> _REQUEST_
Reproduce exactly the lines starting at the line that contains "Write the React, TypeScript" and ending at the line that contains "const yAxisTitle = 'Millones';". Omit pictures.

------------------------------------------------------------

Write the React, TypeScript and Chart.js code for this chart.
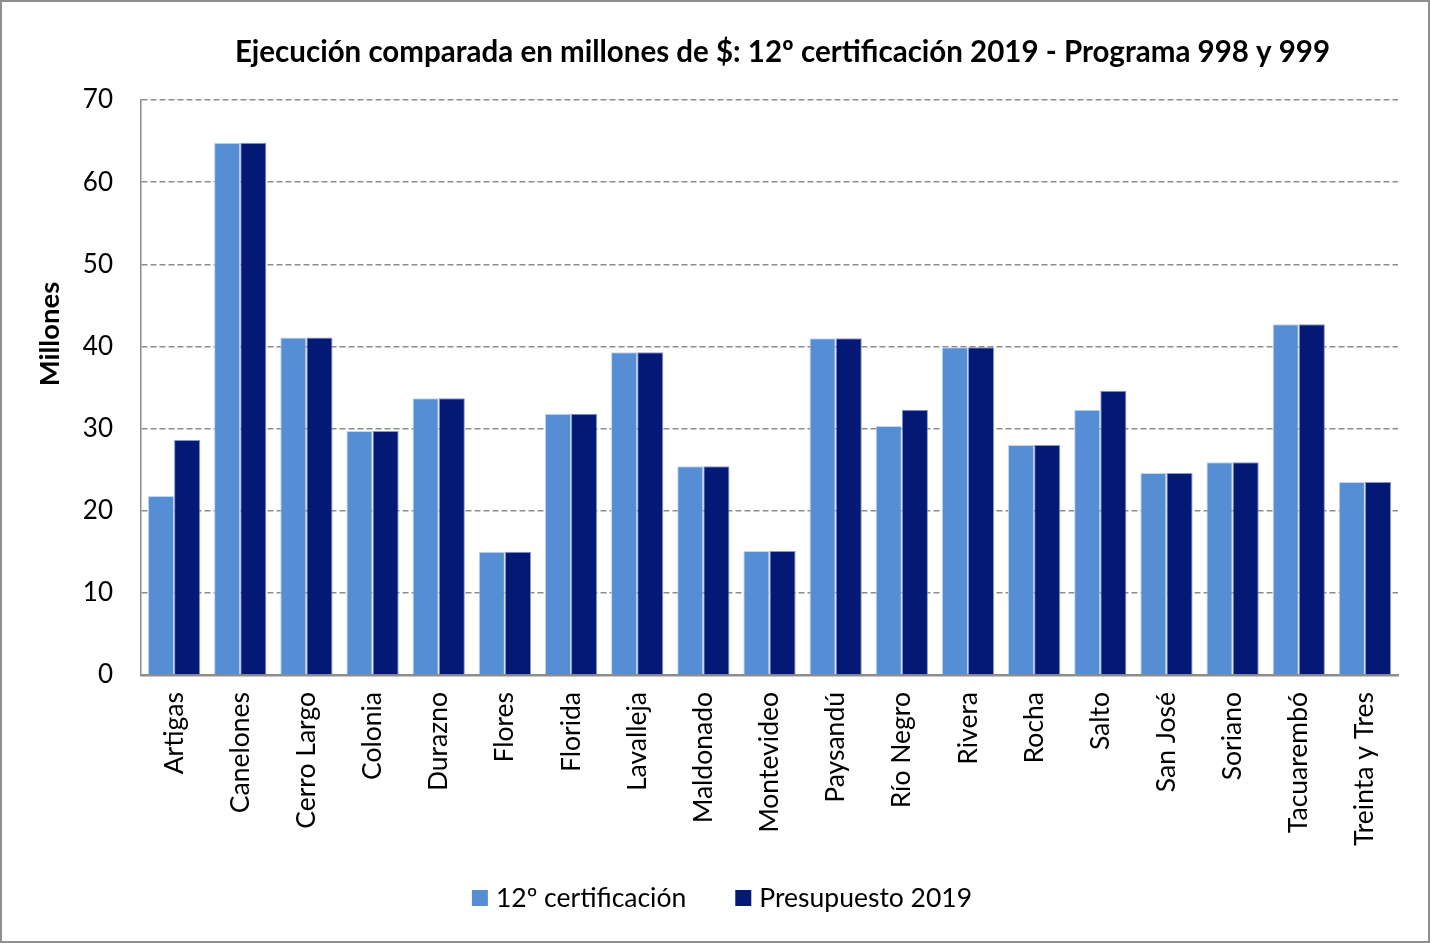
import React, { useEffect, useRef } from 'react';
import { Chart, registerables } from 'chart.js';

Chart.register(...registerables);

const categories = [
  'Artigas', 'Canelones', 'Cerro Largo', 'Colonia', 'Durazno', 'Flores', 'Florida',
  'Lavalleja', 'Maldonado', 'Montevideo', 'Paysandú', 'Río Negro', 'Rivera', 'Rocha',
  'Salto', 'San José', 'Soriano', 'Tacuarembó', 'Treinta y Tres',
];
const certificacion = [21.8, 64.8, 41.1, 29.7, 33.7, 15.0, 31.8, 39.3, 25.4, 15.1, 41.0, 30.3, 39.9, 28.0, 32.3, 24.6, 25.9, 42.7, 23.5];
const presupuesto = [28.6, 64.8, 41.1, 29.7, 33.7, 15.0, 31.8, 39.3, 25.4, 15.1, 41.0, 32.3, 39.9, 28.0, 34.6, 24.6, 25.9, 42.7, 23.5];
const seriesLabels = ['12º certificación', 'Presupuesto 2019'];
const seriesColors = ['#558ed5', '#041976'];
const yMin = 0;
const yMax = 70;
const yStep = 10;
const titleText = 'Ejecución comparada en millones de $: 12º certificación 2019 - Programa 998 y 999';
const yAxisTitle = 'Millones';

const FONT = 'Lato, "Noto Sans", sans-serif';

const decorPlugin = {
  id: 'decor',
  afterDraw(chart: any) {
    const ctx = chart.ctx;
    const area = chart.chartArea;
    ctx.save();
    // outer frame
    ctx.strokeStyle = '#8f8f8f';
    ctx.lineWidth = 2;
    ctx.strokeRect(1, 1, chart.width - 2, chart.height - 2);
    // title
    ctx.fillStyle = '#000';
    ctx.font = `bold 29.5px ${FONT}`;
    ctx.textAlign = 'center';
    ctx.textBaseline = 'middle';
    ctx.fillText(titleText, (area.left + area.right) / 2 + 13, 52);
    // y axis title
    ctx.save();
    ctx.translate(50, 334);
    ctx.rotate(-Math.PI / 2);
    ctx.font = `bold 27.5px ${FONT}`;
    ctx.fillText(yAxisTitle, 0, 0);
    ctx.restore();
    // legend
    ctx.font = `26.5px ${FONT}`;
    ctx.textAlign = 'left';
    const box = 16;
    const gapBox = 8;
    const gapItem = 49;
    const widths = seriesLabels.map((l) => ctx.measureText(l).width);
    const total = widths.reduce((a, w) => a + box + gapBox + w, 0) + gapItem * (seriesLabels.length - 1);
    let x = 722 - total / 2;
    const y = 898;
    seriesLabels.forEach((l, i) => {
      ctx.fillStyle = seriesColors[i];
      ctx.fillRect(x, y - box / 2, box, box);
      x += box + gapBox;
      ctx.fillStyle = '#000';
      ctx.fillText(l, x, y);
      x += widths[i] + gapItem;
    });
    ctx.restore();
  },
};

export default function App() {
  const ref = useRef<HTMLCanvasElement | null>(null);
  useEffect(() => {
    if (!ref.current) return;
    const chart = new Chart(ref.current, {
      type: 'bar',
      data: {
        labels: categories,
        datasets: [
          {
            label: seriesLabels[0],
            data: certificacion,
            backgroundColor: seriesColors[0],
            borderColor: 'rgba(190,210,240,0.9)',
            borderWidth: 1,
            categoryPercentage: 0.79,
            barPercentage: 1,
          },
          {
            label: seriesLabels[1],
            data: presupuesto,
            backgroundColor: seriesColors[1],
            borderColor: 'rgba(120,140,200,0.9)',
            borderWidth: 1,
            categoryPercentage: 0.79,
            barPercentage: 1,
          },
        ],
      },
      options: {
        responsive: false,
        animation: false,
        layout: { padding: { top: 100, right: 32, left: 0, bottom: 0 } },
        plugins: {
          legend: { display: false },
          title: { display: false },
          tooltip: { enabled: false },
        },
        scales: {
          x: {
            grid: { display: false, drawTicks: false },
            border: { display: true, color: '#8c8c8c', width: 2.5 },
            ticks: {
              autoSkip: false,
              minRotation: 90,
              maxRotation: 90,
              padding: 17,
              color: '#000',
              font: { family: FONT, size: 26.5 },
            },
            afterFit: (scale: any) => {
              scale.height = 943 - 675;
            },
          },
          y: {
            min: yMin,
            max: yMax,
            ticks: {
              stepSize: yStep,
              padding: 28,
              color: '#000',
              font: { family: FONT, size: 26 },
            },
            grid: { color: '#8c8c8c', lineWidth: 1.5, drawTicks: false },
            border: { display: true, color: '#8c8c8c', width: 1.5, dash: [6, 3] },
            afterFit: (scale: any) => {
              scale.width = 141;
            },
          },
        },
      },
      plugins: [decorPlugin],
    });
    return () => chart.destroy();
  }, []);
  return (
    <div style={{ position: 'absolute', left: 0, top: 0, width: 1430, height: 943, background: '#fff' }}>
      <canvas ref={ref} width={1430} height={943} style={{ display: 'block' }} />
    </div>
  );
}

------------------------------------------------------------

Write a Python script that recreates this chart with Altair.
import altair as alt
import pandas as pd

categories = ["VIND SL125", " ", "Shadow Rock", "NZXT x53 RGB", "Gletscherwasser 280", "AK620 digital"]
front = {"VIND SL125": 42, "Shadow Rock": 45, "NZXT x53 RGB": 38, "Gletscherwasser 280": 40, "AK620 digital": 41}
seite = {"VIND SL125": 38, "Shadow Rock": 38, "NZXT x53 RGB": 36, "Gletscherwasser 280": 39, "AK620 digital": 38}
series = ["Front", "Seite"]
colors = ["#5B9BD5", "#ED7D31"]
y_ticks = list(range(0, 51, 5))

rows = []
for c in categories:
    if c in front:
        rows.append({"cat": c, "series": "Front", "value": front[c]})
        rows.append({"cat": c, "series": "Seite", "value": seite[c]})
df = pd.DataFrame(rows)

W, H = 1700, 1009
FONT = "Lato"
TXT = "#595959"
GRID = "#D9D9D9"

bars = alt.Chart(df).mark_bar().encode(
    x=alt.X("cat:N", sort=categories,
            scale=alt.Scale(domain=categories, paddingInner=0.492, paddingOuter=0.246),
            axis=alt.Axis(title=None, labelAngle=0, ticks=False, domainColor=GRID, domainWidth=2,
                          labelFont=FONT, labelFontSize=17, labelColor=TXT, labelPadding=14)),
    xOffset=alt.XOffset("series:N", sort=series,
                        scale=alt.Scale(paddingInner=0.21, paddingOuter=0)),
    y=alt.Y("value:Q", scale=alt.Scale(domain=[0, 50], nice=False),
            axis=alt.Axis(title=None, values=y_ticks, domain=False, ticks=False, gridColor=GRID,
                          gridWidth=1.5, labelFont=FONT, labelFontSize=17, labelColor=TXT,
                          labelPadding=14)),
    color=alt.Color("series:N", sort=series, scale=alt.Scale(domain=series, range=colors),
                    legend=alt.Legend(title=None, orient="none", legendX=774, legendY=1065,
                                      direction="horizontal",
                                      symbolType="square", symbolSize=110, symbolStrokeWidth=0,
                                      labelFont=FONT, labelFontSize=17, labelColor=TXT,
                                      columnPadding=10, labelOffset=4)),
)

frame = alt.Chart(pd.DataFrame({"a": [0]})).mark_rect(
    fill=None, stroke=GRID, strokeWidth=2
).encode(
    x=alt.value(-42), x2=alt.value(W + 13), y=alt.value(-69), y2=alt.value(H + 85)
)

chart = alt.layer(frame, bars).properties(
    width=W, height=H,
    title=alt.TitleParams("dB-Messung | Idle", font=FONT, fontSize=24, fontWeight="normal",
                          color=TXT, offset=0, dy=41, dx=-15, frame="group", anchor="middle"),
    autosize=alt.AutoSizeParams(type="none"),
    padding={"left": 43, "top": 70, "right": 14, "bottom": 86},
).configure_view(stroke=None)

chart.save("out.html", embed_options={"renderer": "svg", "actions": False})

------------------------------------------------------------

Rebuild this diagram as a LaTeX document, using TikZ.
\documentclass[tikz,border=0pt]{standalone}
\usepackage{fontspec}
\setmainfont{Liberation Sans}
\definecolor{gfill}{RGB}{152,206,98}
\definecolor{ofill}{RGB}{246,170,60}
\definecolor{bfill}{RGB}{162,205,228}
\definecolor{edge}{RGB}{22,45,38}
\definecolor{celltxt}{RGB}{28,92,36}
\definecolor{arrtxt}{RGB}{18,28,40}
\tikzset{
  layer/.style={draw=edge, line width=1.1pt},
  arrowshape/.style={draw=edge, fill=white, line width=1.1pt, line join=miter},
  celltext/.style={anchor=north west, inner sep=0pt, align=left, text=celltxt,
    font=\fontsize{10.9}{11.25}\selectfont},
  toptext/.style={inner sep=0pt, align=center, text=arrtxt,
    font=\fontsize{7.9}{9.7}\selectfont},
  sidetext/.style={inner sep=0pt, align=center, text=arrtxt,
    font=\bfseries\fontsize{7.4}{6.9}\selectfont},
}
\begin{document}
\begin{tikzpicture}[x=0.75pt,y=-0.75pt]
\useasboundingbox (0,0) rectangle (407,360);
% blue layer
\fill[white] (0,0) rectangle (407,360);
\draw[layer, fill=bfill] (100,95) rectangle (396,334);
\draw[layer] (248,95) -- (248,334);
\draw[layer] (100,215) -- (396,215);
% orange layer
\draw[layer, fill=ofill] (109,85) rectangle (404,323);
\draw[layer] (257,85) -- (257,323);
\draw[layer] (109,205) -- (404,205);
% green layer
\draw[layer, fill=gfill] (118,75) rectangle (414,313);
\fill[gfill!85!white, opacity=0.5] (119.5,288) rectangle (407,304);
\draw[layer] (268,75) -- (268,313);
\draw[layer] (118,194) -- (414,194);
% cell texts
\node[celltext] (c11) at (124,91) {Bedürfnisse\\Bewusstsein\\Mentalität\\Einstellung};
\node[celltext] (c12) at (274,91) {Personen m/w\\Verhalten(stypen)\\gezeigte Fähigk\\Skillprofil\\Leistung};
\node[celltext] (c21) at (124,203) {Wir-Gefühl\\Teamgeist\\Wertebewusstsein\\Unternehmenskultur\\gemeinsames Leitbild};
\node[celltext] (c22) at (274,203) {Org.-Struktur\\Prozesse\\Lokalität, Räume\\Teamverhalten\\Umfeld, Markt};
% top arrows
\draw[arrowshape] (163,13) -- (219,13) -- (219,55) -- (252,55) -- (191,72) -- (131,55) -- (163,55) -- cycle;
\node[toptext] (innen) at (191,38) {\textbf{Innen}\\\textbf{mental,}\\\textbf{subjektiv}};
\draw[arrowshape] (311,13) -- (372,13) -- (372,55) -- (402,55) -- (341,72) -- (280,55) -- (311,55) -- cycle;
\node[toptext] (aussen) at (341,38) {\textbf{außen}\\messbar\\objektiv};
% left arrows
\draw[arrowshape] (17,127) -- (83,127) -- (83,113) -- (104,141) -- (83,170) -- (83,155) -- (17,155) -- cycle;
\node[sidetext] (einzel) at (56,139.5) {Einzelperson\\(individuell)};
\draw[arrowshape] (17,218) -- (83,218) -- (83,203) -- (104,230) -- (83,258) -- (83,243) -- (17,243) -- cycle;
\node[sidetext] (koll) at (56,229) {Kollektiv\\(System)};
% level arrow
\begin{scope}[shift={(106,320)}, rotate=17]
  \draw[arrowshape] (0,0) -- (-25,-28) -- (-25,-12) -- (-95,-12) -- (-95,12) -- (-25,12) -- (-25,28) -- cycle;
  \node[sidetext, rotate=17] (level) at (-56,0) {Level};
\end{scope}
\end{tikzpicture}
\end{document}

------------------------------------------------------------

> _ANSWER TO THIS TASK_
Write the React, TypeScript and Chart.js code for this chart.
import React, { useEffect, useRef } from 'react';
import { Chart, registerables } from 'chart.js';

Chart.register(...registerables);

const categories = [
  'Artigas', 'Canelones', 'Cerro Largo', 'Colonia', 'Durazno', 'Flores', 'Florida',
  'Lavalleja', 'Maldonado', 'Montevideo', 'Paysandú', 'Río Negro', 'Rivera', 'Rocha',
  'Salto', 'San José', 'Soriano', 'Tacuarembó', 'Treinta y Tres',
];
const certificacion = [21.8, 64.8, 41.1, 29.7, 33.7, 15.0, 31.8, 39.3, 25.4, 15.1, 41.0, 30.3, 39.9, 28.0, 32.3, 24.6, 25.9, 42.7, 23.5];
const presupuesto = [28.6, 64.8, 41.1, 29.7, 33.7, 15.0, 31.8, 39.3, 25.4, 15.1, 41.0, 32.3, 39.9, 28.0, 34.6, 24.6, 25.9, 42.7, 23.5];
const seriesLabels = ['12º certificación', 'Presupuesto 2019'];
const seriesColors = ['#558ed5', '#041976'];
const yMin = 0;
const yMax = 70;
const yStep = 10;
const titleText = 'Ejecución comparada en millones de $: 12º certificación 2019 - Programa 998 y 999';
const yAxisTitle = 'Millones';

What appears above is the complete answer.